● What you need to do
Do not include the pictures; repeat the rest of the data exactly.

◆ ◆ ◆ ◆ ◆ ◆ ◆

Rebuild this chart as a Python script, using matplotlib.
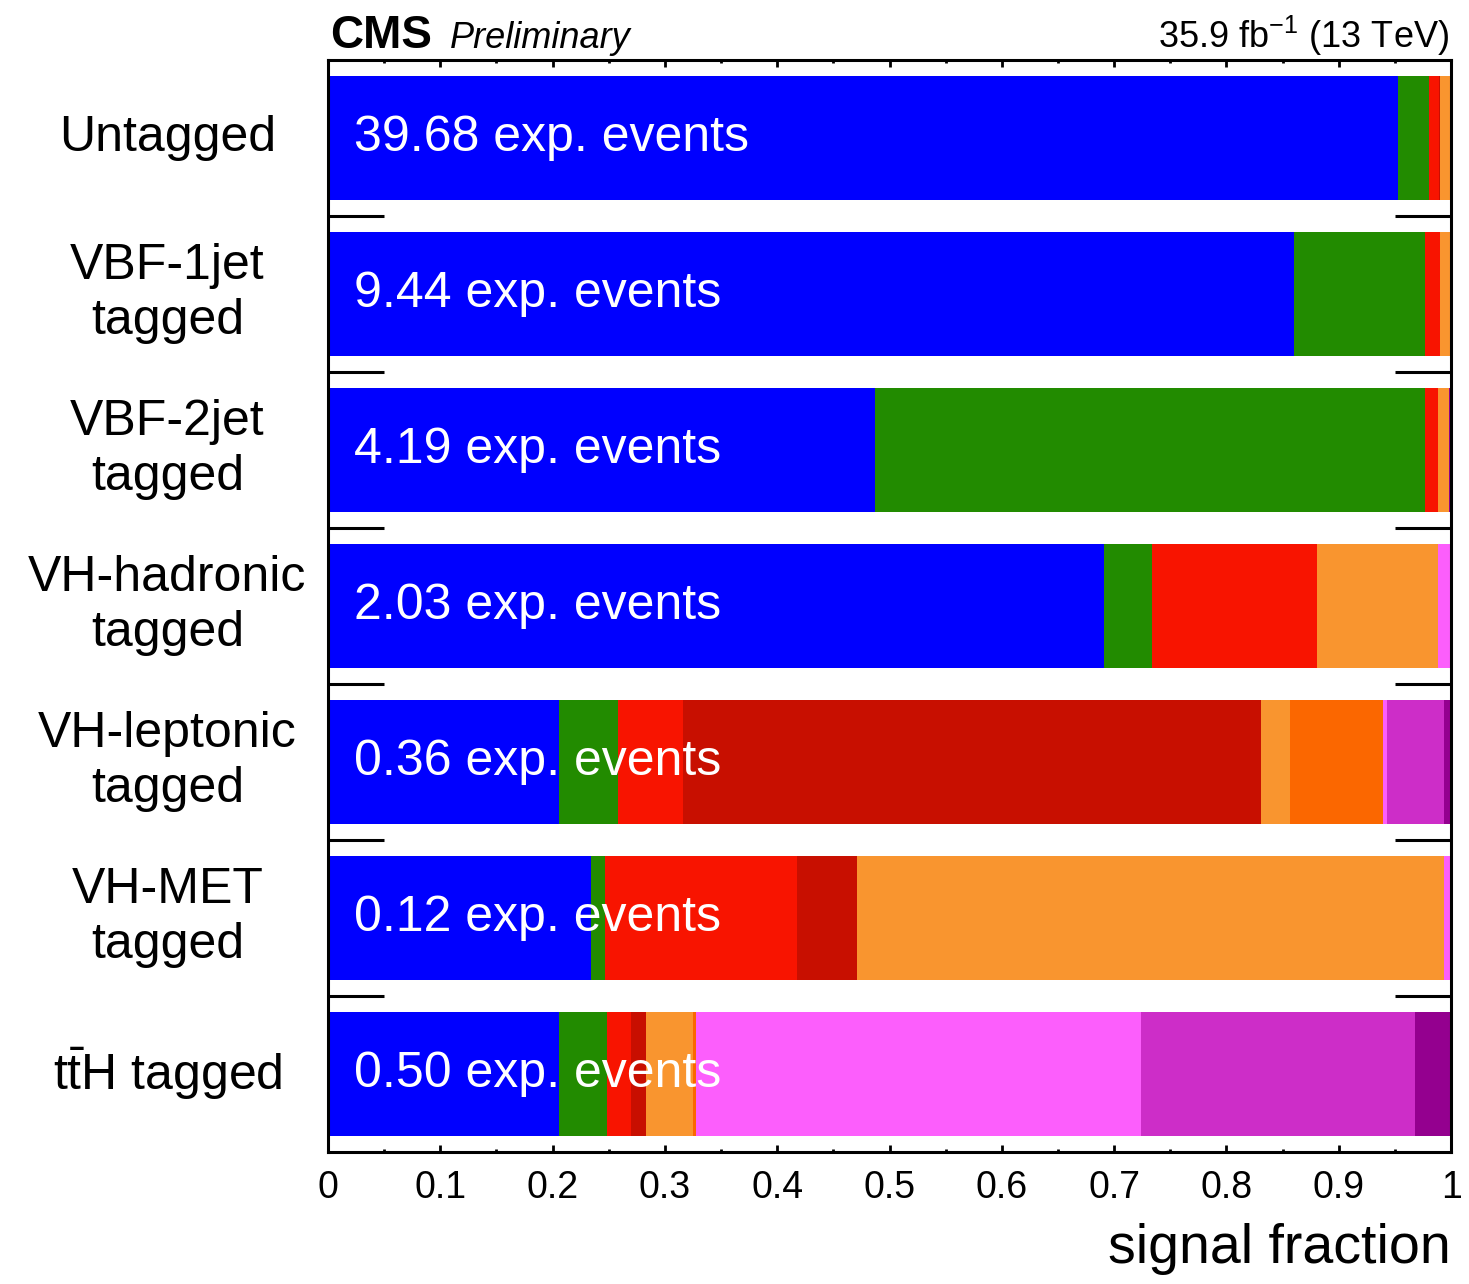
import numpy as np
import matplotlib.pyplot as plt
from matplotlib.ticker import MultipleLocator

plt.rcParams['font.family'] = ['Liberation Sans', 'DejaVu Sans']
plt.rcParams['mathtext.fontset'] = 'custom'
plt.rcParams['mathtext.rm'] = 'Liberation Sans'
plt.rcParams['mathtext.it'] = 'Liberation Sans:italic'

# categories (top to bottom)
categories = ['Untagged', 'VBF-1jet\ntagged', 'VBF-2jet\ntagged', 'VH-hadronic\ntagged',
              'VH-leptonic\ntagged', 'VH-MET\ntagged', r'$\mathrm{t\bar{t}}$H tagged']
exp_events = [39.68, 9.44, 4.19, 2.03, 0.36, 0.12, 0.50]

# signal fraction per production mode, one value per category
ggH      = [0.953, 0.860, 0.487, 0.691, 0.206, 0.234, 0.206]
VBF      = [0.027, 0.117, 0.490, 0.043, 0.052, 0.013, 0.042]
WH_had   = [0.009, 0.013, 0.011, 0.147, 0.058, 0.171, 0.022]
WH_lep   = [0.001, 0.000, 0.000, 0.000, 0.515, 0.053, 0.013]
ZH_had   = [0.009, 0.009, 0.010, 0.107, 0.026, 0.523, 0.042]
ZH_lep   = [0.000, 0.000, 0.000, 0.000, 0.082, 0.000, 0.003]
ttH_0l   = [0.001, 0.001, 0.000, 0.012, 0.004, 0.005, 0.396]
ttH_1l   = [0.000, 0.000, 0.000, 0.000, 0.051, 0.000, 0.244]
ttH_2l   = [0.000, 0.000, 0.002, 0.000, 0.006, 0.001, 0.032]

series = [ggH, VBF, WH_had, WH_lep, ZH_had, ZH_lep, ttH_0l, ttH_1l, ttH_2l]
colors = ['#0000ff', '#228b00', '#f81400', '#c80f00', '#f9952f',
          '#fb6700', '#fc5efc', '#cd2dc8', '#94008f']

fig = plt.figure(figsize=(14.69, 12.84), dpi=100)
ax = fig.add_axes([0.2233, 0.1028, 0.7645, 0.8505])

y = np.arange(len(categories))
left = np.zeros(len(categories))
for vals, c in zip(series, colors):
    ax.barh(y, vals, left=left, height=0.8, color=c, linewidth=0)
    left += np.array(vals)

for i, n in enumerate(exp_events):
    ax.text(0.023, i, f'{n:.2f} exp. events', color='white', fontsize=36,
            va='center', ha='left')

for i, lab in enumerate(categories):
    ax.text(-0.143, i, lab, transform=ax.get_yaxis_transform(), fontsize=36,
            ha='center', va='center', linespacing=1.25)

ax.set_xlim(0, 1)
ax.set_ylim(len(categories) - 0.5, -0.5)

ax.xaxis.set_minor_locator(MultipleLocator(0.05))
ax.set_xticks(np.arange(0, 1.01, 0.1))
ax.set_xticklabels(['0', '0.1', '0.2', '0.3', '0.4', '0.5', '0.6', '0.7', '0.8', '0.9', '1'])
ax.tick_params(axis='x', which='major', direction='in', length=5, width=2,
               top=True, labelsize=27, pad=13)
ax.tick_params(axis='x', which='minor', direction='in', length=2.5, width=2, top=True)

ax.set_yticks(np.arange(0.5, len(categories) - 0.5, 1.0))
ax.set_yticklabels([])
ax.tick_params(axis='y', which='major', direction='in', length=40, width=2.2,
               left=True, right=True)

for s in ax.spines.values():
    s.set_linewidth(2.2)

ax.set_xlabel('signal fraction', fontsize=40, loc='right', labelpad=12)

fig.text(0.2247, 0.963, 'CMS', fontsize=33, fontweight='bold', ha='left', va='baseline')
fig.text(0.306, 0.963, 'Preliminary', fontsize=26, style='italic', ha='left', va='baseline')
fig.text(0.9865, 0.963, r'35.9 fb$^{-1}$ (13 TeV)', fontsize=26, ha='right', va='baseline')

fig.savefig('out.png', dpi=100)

◆ ◆ ◆ ◆ ◆ ◆ ◆

● Written answer
Rebuild this chart as a Python script, using matplotlib.
import numpy as np
import matplotlib.pyplot as plt
from matplotlib.ticker import MultipleLocator

plt.rcParams['font.family'] = ['Liberation Sans', 'DejaVu Sans']
plt.rcParams['mathtext.fontset'] = 'custom'
plt.rcParams['mathtext.rm'] = 'Liberation Sans'
plt.rcParams['mathtext.it'] = 'Liberation Sans:italic'

# categories (top to bottom)
categories = ['Untagged', 'VBF-1jet\ntagged', 'VBF-2jet\ntagged', 'VH-hadronic\ntagged',
              'VH-leptonic\ntagged', 'VH-MET\ntagged', r'$\mathrm{t\bar{t}}$H tagged']
exp_events = [39.68, 9.44, 4.19, 2.03, 0.36, 0.12, 0.50]

# signal fraction per production mode, one value per category
ggH      = [0.953, 0.860, 0.487, 0.691, 0.206, 0.234, 0.206]
VBF      = [0.027, 0.117, 0.490, 0.043, 0.052, 0.013, 0.042]
WH_had   = [0.009, 0.013, 0.011, 0.147, 0.058, 0.171, 0.022]
WH_lep   = [0.001, 0.000, 0.000, 0.000, 0.515, 0.053, 0.013]
ZH_had   = [0.009, 0.009, 0.010, 0.107, 0.026, 0.523, 0.042]
ZH_lep   = [0.000, 0.000, 0.000, 0.000, 0.082, 0.000, 0.003]
ttH_0l   = [0.001, 0.001, 0.000, 0.012, 0.004, 0.005, 0.396]
ttH_1l   = [0.000, 0.000, 0.000, 0.000, 0.051, 0.000, 0.244]
ttH_2l   = [0.000, 0.000, 0.002, 0.000, 0.006, 0.001, 0.032]

series = [ggH, VBF, WH_had, WH_lep, ZH_had, ZH_lep, ttH_0l, ttH_1l, ttH_2l]
colors = ['#0000ff', '#228b00', '#f81400', '#c80f00', '#f9952f',
          '#fb6700', '#fc5efc', '#cd2dc8', '#94008f']

fig = plt.figure(figsize=(14.69, 12.84), dpi=100)
ax = fig.add_axes([0.2233, 0.1028, 0.7645, 0.8505])

y = np.arange(len(categories))
left = np.zeros(len(categories))
for vals, c in zip(series, colors):
    ax.barh(y, vals, left=left, height=0.8, color=c, linewidth=0)
    left += np.array(vals)

for i, n in enumerate(exp_events):
    ax.text(0.023, i, f'{n:.2f} exp. events', color='white', fontsize=36,
            va='center', ha='left')

for i, lab in enumerate(categories):
    ax.text(-0.143, i, lab, transform=ax.get_yaxis_transform(), fontsize=36,
            ha='center', va='center', linespacing=1.25)

ax.set_xlim(0, 1)
ax.set_ylim(len(categories) - 0.5, -0.5)

ax.xaxis.set_minor_locator(MultipleLocator(0.05))
ax.set_xticks(np.arange(0, 1.01, 0.1))
ax.set_xticklabels(['0', '0.1', '0.2', '0.3', '0.4', '0.5', '0.6', '0.7', '0.8', '0.9', '1'])
ax.tick_params(axis='x', which='major', direction='in', length=5, width=2,
               top=True, labelsize=27, pad=13)
ax.tick_params(axis='x', which='minor', direction='in', length=2.5, width=2, top=True)

ax.set_yticks(np.arange(0.5, len(categories) - 0.5, 1.0))
ax.set_yticklabels([])
ax.tick_params(axis='y', which='major', direction='in', length=40, width=2.2,
               left=True, right=True)

for s in ax.spines.values():
    s.set_linewidth(2.2)

ax.set_xlabel('signal fraction', fontsize=40, loc='right', labelpad=12)

fig.text(0.2247, 0.963, 'CMS', fontsize=33, fontweight='bold', ha='left', va='baseline')
fig.text(0.306, 0.963, 'Preliminary', fontsize=26, style='italic', ha='left', va='baseline')
fig.text(0.9865, 0.963, r'35.9 fb$^{-1}$ (13 TeV)', fontsize=26, ha='right', va='baseline')

fig.savefig('out.png', dpi=100)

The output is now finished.